The researchers didn’t examine the program’s return on investment, but reported that the state spent about $3.9 million per year on the program, which requires a staff of about 20 fulltime-equivalent employees. About half are nurses who handle disease management and patient education.
“Other states or private payers considering this type of program will want to balance the potential for improved health and productivity that comes from increasing the use of high-value services with the potential for higher costs resulting from that increased use,” the authors wrote.
The study found that per-person spending was considerably higher among enrollees of Connecticut’s state employee plan than in the comparison group in the year before the health enhancement program began – $7,914 compared to $4,375. The researchers wrote that the difference appeared to be largely the result of higher prices in Connecticut, although higher use of health care services was also a factor.
The study comes amid calls for concessions among state employee unions – although those that have specified changes to employee health benefits have not targeted the wellness program incentives themselves – as the state faces a major budget deficit. Union leaders have rejected those requests.
It also comes amid increasing interest among employers in value-based insurance plan designs and as a state-level health reform effort seeks to develop a model that employers could use.
Sticks and carrots
Experts on value-based insurance plans often talk about using both “carrots” – positive incentives, including reduced cost-sharing – and “sticks” – such as raising cost-sharing for services considered to be of low value.
Asked about changes he would recommend for the program, Hirth suggested that the program could add more “sticks,” such as increasing out-of-pocket costs for low-value services. But he acknowledged that doing so is usually more controversial than adding “carrots.”
Going forward, changes could include implementing programs to address obesity and smoking cessation, said Sal Luciano, executive director of Council 4 of the American Federation of State, County and Municipal Employees.
Luciano, who sits on a labor-management committee that addresses health care cost containment in the state employee plan, said officials are also looking to make data on outcomes for different health care providers available to plan members – and possibly the public – to help them make decisions about where to seek care.

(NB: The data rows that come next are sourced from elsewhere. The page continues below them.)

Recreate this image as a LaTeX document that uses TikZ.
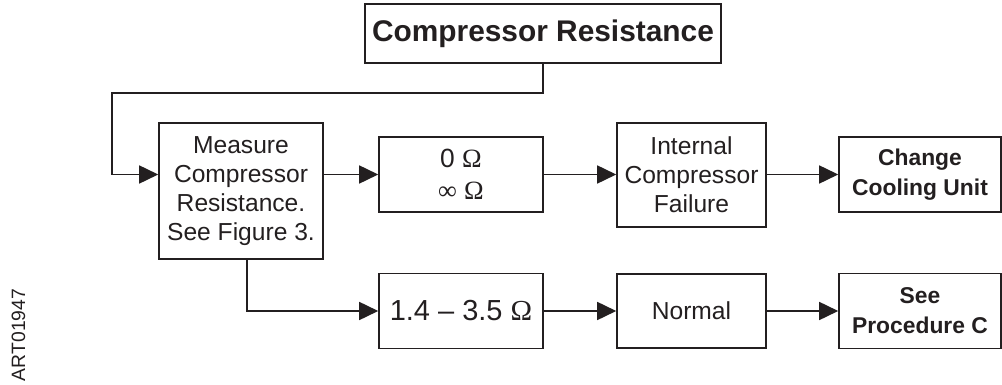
\documentclass[tikz,border=0pt]{standalone}
\usepackage{fontspec}
\setmainfont{Liberation Sans}
\newfontfamily\symserif{Liberation Serif}
\usetikzlibrary{arrows.meta}
\definecolor{ink}{HTML}{231F20}
\newcommand{\ohm}{{\symserif Ω}}
\begin{document}
\begin{tikzpicture}[x=0.02cm,y=-0.02cm]
  \tikzset{every node/.style={draw=ink, line width=0.9pt, align=center, text=ink, inner sep=2pt, font=\fontsize{14}{16.5}\selectfont}}
  \tikzset{every path/.style={ink, line width=0.9pt}}
  \tikzset{arr/.style={-{Triangle[length=0.38cm,width=0.36cm]}}}
  \tikzset{hd/.style={font=\fontsize{13}{17}\selectfont\bfseries}}
  \tikzset{wide/.style={minimum width=3.28cm, minimum height=1.5cm}}
  \tikzset{mid/.style={minimum width=2.98cm, minimum height=1.48cm}}

  \useasboundingbox (0,0) rectangle (1002,385);

  \node[minimum width=7.12cm, minimum height=1.18cm, font=\fontsize{17}{20}\selectfont\bfseries] (title) at (543,33.5) {Compressor Resistance};
  \node[minimum width=3.28cm, minimum height=2.72cm] (measure) at (241,191) {Measure\\Compressor\\Resistance.\\See Figure 3.};

  % upper row
  \node[wide, font=\fontsize{15}{18.5}\selectfont] (open) at (461,174.5) {0 \ohm\\{\symserif ∞} \ohm};
  \node[mid, minimum height=2.08cm] (internal) at (691.5,175) {Internal\\Compressor\\Failure};
  \node[wide, minimum width=3.24cm, hd] (change) at (920,174.5) {Change\\Cooling Unit};

  % lower row
  \node[wide, font=\fontsize{16.5}{19}\selectfont] (range) at (461,311) {1.4 – 3.5 \ohm};
  \node[mid] (normal) at (691.5,311) {Normal};
  \node[wide, minimum width=3.24cm, hd] (procC) at (920,311) {See\\Procedure C};

  \node[draw=none, rotate=90, font=\fontsize{11}{13}\selectfont] (artno) at (18.5,335) {ART01947};

  \coordinate (bend) at (112,93);
  \draw[arr] (title.south) |- (bend) |- (measure.west |- open.west);
  \draw[arr] (measure.east |- open.west) -- (open.west);
  \draw[arr] (open.east) -- (internal.west |- open.east);
  \draw[arr] (internal.east |- change.west) -- (change.west);
  \draw[arr] ([xshift=0.12cm]measure.south) |- (range.west);
  \draw[arr] (range.east) -- (normal.west);
  \draw[arr] (normal.east) -- (procC.west);
\end{tikzpicture}
\end{document}
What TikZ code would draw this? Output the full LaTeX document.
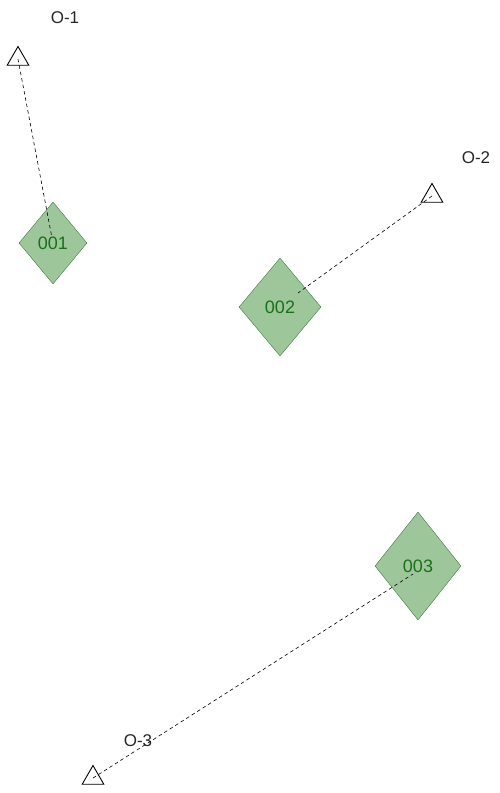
\documentclass[tikz,border=0pt]{standalone}
\usepackage{fontspec}
\setmainfont{Liberation Sans}
\usetikzlibrary{shapes.geometric}

\definecolor{boxfill}{HTML}{9DC79A}
\definecolor{boxline}{HTML}{3F7A3F}
\definecolor{boxtext}{HTML}{1A701A}

\tikzset{
  site/.style={diamond,draw=boxline,fill=boxfill,text=boxtext,inner sep=0pt,
    font=\fontsize{18}{20}\selectfont},
  obs/.style={regular polygon,regular polygon sides=3,draw,line width=0.9pt,inner sep=0pt,minimum size=25pt},
  obslabel/.style={text=black!85,font=\fontsize{17}{20}\selectfont},
  link/.style={dashed,dash pattern=on 3.5pt off 3pt,line width=0.6pt}
}

\begin{document}
\begin{tikzpicture}[x=1pt,y=-1pt]
\useasboundingbox (0,0) rectangle (500,793);

% sites
\foreach \n/\x/\y/\w/\h in {001/53/243/68/82,002/280/307/82/98,003/418/566/86/108}
\node[site,minimum width=\w pt,minimum height=\h pt] (d\n) at (\x,\y) {\n};

% observers
\foreach \n/\x/\y in {1/18/59,2/432/196,3/93/778}
\node[obs] (o\n) at (\x,\y) {};

\node[obslabel] (l1) at (65,18) {O-1};
\node[obslabel] (l2) at (476,158) {O-2};
\node[obslabel] (l3) at (138,741) {O-3};

\coordinate (p1) at (52,238);
\coordinate (p2) at (298,293);
\coordinate (p3) at (413,574);

\foreach \n in {1,2,3}
\draw[link] (o\n.center) -- (p\n);
\end{tikzpicture}
\end{document}
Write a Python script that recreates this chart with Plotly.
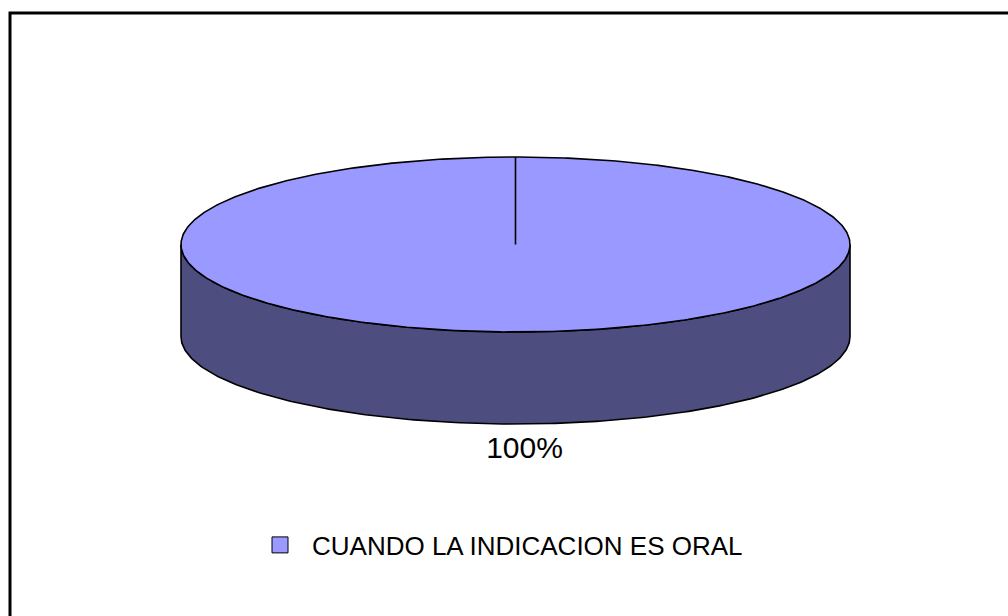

That strategy is already becoming more popular in the private sector. Steve Wojcik, vice president of public policy at the National Business Group on Health, said some employers have begun to contract selectively with better-performing providers for high-cost procedures like cardiac or orthopedic surgery. In some cases, a health plan would cover a smaller network of providers, while other plans cover a wide network but require members to pay less to see providers deemed to have higher quality and efficiency.
A 2015 survey the organization conducted with the firm Towers Watson found 11 percent of employers already had such a network, and 50 percent were considering implementing one in the next three years, and Wojcik said doing so is becoming more feasible as data on price and cost differences become available.
“I think there’s a growing acceptance from the employees or plan participants to say hey, just because I’m paying more doesn’t mean it’s better quality,” Wojcik said.